GIVEN EXERCISE: Check each line of the records for "this"; collect those that have it.

INFORMATION SHOWN:

'''

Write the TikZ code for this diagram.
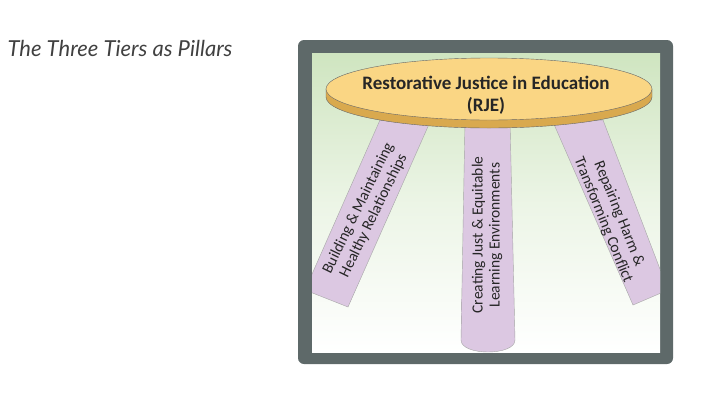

'''
'''

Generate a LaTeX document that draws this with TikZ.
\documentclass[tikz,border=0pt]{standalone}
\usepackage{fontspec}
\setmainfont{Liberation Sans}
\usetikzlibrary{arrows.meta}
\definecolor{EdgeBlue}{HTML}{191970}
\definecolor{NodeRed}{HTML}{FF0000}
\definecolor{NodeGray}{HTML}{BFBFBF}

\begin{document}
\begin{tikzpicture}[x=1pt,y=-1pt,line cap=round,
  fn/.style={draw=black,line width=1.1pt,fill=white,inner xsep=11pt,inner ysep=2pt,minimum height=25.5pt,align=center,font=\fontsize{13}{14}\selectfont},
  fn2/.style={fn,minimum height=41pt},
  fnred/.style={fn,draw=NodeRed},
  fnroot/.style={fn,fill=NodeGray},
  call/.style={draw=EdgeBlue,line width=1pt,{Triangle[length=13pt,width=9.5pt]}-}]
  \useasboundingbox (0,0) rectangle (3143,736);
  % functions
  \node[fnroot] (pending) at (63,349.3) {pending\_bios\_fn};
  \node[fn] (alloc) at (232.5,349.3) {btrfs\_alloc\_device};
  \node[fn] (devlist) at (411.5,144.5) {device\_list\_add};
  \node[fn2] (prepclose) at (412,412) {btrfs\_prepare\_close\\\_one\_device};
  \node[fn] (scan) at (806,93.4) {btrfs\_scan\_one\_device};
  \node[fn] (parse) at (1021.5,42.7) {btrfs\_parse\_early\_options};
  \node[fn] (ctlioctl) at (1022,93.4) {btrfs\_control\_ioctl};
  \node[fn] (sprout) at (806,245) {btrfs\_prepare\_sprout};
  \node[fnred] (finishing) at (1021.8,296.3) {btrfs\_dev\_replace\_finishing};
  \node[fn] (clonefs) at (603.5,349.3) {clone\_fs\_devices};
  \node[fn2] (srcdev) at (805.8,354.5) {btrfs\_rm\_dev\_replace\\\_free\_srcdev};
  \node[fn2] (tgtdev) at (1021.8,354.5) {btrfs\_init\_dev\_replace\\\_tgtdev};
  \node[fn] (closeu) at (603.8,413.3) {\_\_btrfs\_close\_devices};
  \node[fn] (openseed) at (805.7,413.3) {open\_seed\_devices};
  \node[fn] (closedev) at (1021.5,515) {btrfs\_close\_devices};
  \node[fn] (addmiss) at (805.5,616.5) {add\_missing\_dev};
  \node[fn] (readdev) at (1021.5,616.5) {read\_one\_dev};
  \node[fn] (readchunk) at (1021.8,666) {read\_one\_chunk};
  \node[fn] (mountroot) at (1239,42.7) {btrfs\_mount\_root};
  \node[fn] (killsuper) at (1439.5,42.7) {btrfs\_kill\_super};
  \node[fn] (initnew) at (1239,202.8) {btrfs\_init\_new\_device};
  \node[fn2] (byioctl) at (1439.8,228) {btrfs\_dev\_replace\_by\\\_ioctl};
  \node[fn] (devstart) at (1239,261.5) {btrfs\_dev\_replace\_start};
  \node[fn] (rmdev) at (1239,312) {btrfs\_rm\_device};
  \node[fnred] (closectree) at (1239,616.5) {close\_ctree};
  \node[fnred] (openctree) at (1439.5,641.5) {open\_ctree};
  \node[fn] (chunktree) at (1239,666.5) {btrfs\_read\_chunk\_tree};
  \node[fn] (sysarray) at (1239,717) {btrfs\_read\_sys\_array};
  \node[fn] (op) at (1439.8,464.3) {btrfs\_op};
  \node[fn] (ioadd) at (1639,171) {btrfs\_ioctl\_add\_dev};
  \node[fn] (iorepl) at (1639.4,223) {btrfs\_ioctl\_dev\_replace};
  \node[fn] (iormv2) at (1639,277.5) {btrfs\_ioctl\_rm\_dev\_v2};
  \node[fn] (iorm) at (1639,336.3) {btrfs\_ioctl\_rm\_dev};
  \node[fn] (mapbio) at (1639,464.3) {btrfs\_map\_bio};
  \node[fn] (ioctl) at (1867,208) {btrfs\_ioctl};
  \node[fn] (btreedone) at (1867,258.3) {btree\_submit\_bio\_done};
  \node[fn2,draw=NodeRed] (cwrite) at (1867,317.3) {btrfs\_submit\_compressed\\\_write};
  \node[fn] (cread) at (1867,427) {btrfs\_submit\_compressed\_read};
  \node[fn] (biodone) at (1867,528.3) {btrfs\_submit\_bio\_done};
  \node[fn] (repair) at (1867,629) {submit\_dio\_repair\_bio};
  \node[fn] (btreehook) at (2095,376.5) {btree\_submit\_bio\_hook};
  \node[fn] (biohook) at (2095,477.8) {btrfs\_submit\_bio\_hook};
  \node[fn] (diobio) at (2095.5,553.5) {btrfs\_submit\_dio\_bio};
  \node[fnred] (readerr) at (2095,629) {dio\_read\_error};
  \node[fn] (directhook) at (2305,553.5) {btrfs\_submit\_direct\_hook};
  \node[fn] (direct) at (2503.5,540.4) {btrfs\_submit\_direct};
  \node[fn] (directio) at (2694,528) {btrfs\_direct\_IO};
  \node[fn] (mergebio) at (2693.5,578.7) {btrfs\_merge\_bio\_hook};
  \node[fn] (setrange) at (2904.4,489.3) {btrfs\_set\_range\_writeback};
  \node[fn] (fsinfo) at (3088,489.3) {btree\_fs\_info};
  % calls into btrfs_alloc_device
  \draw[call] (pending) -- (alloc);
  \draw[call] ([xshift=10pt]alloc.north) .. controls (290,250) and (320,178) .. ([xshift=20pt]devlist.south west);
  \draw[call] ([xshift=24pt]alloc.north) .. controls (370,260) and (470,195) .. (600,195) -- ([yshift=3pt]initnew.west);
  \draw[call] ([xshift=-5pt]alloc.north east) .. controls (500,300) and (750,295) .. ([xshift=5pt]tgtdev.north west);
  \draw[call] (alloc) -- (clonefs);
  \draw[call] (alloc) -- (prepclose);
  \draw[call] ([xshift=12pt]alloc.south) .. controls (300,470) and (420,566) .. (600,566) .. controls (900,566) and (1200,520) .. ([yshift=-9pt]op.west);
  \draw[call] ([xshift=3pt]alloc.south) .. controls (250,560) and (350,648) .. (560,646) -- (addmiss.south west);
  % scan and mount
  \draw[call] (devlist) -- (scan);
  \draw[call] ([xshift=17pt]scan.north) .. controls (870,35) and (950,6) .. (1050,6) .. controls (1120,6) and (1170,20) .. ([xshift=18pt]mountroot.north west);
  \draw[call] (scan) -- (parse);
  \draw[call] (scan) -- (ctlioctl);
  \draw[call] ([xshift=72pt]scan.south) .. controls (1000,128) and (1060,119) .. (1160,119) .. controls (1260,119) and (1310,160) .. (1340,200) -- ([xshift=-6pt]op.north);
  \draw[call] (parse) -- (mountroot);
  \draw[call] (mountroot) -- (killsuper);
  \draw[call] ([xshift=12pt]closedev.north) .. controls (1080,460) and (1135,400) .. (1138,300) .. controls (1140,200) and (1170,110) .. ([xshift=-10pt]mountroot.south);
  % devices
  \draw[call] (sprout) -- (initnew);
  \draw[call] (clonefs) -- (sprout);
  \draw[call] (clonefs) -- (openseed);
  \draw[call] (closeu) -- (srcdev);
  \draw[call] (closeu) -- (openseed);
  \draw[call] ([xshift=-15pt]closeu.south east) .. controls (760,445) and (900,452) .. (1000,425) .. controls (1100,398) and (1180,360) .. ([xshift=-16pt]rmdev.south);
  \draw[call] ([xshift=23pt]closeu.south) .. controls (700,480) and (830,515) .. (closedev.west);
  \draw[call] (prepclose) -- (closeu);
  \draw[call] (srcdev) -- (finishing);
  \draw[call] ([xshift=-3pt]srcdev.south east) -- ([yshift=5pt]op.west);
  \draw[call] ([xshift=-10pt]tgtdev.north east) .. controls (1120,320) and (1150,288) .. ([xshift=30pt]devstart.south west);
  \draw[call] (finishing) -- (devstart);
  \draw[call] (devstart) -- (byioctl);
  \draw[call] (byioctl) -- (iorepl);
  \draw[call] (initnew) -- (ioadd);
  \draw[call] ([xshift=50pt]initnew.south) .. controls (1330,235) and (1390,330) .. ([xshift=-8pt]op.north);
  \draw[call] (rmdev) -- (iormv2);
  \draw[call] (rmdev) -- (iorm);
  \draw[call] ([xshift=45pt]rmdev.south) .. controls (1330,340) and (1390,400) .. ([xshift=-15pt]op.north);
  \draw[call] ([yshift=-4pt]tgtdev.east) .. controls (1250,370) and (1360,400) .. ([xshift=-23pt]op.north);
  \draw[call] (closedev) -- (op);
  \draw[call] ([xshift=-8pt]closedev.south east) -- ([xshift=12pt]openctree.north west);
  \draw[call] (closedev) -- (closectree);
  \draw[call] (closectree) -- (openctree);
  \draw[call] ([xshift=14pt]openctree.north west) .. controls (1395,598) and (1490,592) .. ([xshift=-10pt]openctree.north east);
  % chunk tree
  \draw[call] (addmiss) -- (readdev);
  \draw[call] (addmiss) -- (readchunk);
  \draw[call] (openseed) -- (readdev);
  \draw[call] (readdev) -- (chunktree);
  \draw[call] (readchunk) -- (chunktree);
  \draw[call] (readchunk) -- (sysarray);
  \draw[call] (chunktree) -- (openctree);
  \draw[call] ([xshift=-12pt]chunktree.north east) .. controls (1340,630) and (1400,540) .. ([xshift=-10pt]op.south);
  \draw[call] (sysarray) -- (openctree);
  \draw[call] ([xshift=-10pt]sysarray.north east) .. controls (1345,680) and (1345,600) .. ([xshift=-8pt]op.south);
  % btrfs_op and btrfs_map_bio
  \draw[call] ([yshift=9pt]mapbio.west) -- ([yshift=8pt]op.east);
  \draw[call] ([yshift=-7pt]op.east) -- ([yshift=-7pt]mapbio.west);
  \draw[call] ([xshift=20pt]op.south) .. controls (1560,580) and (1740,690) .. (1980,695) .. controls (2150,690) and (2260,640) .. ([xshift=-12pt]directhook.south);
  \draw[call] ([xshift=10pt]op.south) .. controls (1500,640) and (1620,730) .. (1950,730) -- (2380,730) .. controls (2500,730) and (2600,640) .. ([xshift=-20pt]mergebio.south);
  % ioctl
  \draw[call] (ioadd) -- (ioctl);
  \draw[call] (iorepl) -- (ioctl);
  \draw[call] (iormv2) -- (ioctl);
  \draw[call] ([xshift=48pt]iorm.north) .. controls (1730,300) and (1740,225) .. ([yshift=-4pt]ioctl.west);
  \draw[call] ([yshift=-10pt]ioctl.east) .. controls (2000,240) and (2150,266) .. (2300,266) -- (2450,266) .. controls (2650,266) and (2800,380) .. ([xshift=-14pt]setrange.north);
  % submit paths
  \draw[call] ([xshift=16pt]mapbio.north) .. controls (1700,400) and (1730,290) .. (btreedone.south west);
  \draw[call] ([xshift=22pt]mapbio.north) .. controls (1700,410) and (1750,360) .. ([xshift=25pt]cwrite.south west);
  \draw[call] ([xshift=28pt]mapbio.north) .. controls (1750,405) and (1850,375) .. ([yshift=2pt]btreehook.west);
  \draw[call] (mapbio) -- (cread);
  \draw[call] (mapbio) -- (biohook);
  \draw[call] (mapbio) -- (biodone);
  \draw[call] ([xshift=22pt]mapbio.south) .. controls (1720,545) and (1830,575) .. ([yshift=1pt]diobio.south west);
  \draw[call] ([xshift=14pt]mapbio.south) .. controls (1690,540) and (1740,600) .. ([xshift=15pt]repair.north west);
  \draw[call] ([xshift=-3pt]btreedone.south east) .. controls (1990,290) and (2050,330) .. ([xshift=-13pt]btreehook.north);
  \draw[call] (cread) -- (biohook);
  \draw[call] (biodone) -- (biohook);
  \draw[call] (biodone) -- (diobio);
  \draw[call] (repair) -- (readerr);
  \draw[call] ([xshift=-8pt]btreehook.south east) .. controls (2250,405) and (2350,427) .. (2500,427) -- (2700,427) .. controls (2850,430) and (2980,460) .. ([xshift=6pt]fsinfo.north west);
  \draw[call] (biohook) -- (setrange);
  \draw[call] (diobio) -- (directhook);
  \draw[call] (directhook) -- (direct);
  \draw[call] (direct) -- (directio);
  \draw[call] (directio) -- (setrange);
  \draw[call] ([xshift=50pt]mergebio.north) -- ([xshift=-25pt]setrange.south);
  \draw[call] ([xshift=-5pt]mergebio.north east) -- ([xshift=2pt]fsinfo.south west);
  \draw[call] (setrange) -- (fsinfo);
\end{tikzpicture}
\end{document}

'''

THE ANSWER:
Write the TikZ code for this diagram.
Generate a LaTeX document that draws this with TikZ.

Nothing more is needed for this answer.